Exercise> Write out each line word for word. Drop pictures.

Recorded information>
++++

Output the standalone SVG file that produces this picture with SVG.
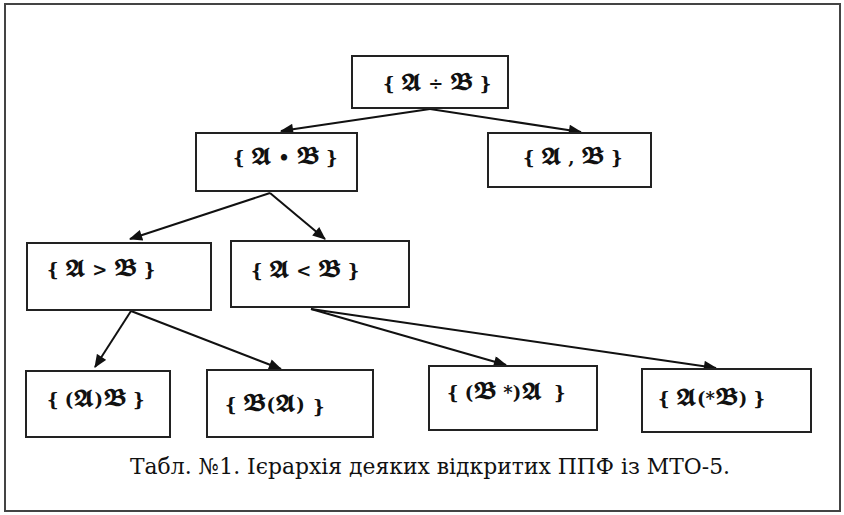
<svg xmlns="http://www.w3.org/2000/svg" width="844" height="515" viewBox="0 0 844 515">
<style>
.box{fill:#fff;stroke:#222;stroke-width:2}
.t{font-family:'DejaVu Serif',serif;font-size:18px;font-weight:bold;fill:#111}
.f{font-family:'DejaVu Math TeX Gyre','Noto Sans Math',serif;font-size:20px}
.cap{font-family:'DejaVu Serif',serif;font-size:22px;fill:#111}
.e{stroke:#111;stroke-width:2;fill:none;marker-end:url(#ah)}
</style>
<defs>
<marker id="ah" viewBox="0 0 12 10" refX="11" refY="5" markerWidth="14" markerHeight="11" orient="auto" markerUnits="userSpaceOnUse">
<path d="M0,0 L12,5 L0,10 z" fill="#111"/>
</marker>
</defs>
<rect x="0" y="0" width="844" height="515" fill="#fff"/>
<rect x="5" y="4" width="835" height="507" fill="none" stroke="#444" stroke-width="2"/>
<g id="connectors">
<line class="e" x1="430" y1="109" x2="281" y2="131"/>
<line class="e" x1="430" y1="109" x2="581" y2="132"/>
<line class="e" x1="270" y1="193" x2="130" y2="239"/>
<line class="e" x1="270" y1="193" x2="325" y2="239"/>
<line class="e" x1="131" y1="311" x2="95" y2="367"/>
<line class="e" x1="131" y1="311" x2="281" y2="369"/>
<line class="e" x1="311" y1="309" x2="506" y2="365"/>
<line class="e" x1="311" y1="309" x2="716" y2="368"/>
</g>
<g id="n1"><rect class="box" x="352" y="56" width="156" height="52"/><text class="t" x="383" y="90">{ <tspan class="f">𝕬</tspan> ÷ <tspan class="f">𝕭</tspan> }</text></g>
<g id="n2"><rect class="box" x="196" y="133" width="161" height="58"/><text class="t" x="233" y="164">{ <tspan class="f">𝕬</tspan> • <tspan class="f">𝕭</tspan> }</text></g>
<g id="n3"><rect class="box" x="488" y="133" width="163" height="54"/><text class="t" x="523" y="164">{ <tspan class="f">𝕬</tspan> , <tspan class="f">𝕭</tspan> }</text></g>
<g id="n4"><rect class="box" x="27" y="243" width="184" height="67"/><text class="t" x="47" y="276">{ <tspan class="f">𝕬</tspan> &gt; <tspan class="f">𝕭</tspan> }</text></g>
<g id="n5"><rect class="box" x="231" y="241" width="178" height="66"/><text class="t" x="251" y="277">{ <tspan class="f">𝕬</tspan> &lt; <tspan class="f">𝕭</tspan> }</text></g>
<g id="n6"><rect class="box" x="26" y="371" width="144" height="66"/><text class="t" x="47" y="406">{ (<tspan class="f">𝕬</tspan>)<tspan class="f">𝕭</tspan> }</text></g>
<g id="n7"><rect class="box" x="207" y="370" width="166" height="67"/><text class="t" x="225" y="411">{ <tspan class="f">𝕭</tspan>(<tspan class="f">𝕬</tspan>)</text><text class="t" x="313" y="413" font-size="25">}</text></g>
<g id="n8"><rect class="box" x="429" y="366" width="168" height="64"/><text class="t" x="447" y="399">{ (<tspan class="f">𝕭</tspan> *)<tspan class="f">𝕬</tspan></text><text class="t" x="554" y="399">}</text></g>
<g id="n9"><rect class="box" x="642" y="369" width="169" height="63"/><text class="t" x="658" y="405">{ <tspan class="f">𝕬</tspan>(*<tspan class="f">𝕭</tspan>) }</text></g>
<text class="cap" x="130" y="474" textLength="600" lengthAdjust="spacingAndGlyphs">Табл. №1. Ієрархія деяких відкритих ППФ із МТО-5.</text>
</svg>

++++

Task result>
Output the standalone SVG file that produces this picture with SVG.
<svg xmlns="http://www.w3.org/2000/svg" width="844" height="515" viewBox="0 0 844 515">
<style>
.box{fill:#fff;stroke:#222;stroke-width:2}
.t{font-family:'DejaVu Serif',serif;font-size:18px;font-weight:bold;fill:#111}
.f{font-family:'DejaVu Math TeX Gyre','Noto Sans Math',serif;font-size:20px}
.cap{font-family:'DejaVu Serif',serif;font-size:22px;fill:#111}
.e{stroke:#111;stroke-width:2;fill:none;marker-end:url(#ah)}
</style>
<defs>
<marker id="ah" viewBox="0 0 12 10" refX="11" refY="5" markerWidth="14" markerHeight="11" orient="auto" markerUnits="userSpaceOnUse">
<path d="M0,0 L12,5 L0,10 z" fill="#111"/>
</marker>
</defs>
<rect x="0" y="0" width="844" height="515" fill="#fff"/>
<rect x="5" y="4" width="835" height="507" fill="none" stroke="#444" stroke-width="2"/>
<g id="connectors">
<line class="e" x1="430" y1="109" x2="281" y2="131"/>
<line class="e" x1="430" y1="109" x2="581" y2="132"/>
<line class="e" x1="270" y1="193" x2="130" y2="239"/>
<line class="e" x1="270" y1="193" x2="325" y2="239"/>
<line class="e" x1="131" y1="311" x2="95" y2="367"/>
<line class="e" x1="131" y1="311" x2="281" y2="369"/>
<line class="e" x1="311" y1="309" x2="506" y2="365"/>
<line class="e" x1="311" y1="309" x2="716" y2="368"/>
</g>
<g id="n1"><rect class="box" x="352" y="56" width="156" height="52"/><text class="t" x="383" y="90">{ <tspan class="f">𝕬</tspan> ÷ <tspan class="f">𝕭</tspan> }</text></g>
<g id="n2"><rect class="box" x="196" y="133" width="161" height="58"/><text class="t" x="233" y="164">{ <tspan class="f">𝕬</tspan> • <tspan class="f">𝕭</tspan> }</text></g>
<g id="n3"><rect class="box" x="488" y="133" width="163" height="54"/><text class="t" x="523" y="164">{ <tspan class="f">𝕬</tspan> , <tspan class="f">𝕭</tspan> }</text></g>
<g id="n4"><rect class="box" x="27" y="243" width="184" height="67"/><text class="t" x="47" y="276">{ <tspan class="f">𝕬</tspan> &gt; <tspan class="f">𝕭</tspan> }</text></g>
<g id="n5"><rect class="box" x="231" y="241" width="178" height="66"/><text class="t" x="251" y="277">{ <tspan class="f">𝕬</tspan> &lt; <tspan class="f">𝕭</tspan> }</text></g>
<g id="n6"><rect class="box" x="26" y="371" width="144" height="66"/><text class="t" x="47" y="406">{ (<tspan class="f">𝕬</tspan>)<tspan class="f">𝕭</tspan> }</text></g>
<g id="n7"><rect class="box" x="207" y="370" width="166" height="67"/><text class="t" x="225" y="411">{ <tspan class="f">𝕭</tspan>(<tspan class="f">𝕬</tspan>)</text><text class="t" x="313" y="413" font-size="25">}</text></g>
<g id="n8"><rect class="box" x="429" y="366" width="168" height="64"/><text class="t" x="447" y="399">{ (<tspan class="f">𝕭</tspan> *)<tspan class="f">𝕬</tspan></text><text class="t" x="554" y="399">}</text></g>
<g id="n9"><rect class="box" x="642" y="369" width="169" height="63"/><text class="t" x="658" y="405">{ <tspan class="f">𝕬</tspan>(*<tspan class="f">𝕭</tspan>) }</text></g>
<text class="cap" x="130" y="474" textLength="600" lengthAdjust="spacingAndGlyphs">Табл. №1. Ієрархія деяких відкритих ППФ із МТО-5.</text>
</svg>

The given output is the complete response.